The Pre-Flight Checklist: What to Ask Yourself
Before you upload your first audio sample, take five minutes to answer these questions. Your answers will instantly narrow your options.
- What’s the real-world job for this clone? Be specific. Is it for:
- Your weekly podcast? (Look at Descript).
- Turning your Medium articles into a companion audio blog? (Play.ht is strong here).
- Narrating your fantasy audiobook with multiple characters? (ElevenLabs excels at this).
- Powering the voices for an indie video game? (Resemble.ai‘s API is key).
- Is this a side project or your main business? Your budget and need for scalability will point you in the right direction. A hobbyist doesn’t need the same tool as a full-time content agency.
- How much control do you need over the “performance”? Do you just need clear narration, or do you need to direct the AI to sound sarcastic, joyful, or terrified? The latter requires a more advanced platform.
- Who owns the final voice model? This is critical. Read the terms of service. Some platforms let you download and own your voice file to use elsewhere. Others keep it locked in their ecosystem. If your voice is your brand, ownership isn’t optional.
- What’s your tolerance for technical tinkering? Are you looking for a one-click solution, or are you comfortable fiddling with audio settings, APIs, and training parameters? Be honest with yourself to avoid frustration.
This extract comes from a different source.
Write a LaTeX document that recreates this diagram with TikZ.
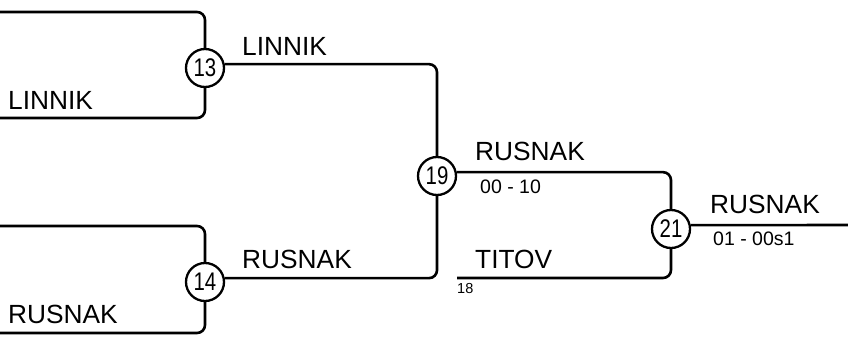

Conclusion: Your Voice, Your Rules
Choosing a voice cloning platform is a deeply personal decision. It’s about aligning a powerful technology with your unique creative vision and practical needs.
The landscape is still evolving, but the divide is clear: on one side, tools that empower creativity through simplicity; on the other, engines that deliver precision through complexity. By honestly assessing your goals, your budget, and your technical appetite, you can move past the marketing hype and select a partner that will amplify your work, not complicate it.
Your voice is one of your most authentic assets. The right platform doesn’t just clone it—it unlocks its full potential, turning it into a versatile and powerful tool for your creative arsenal.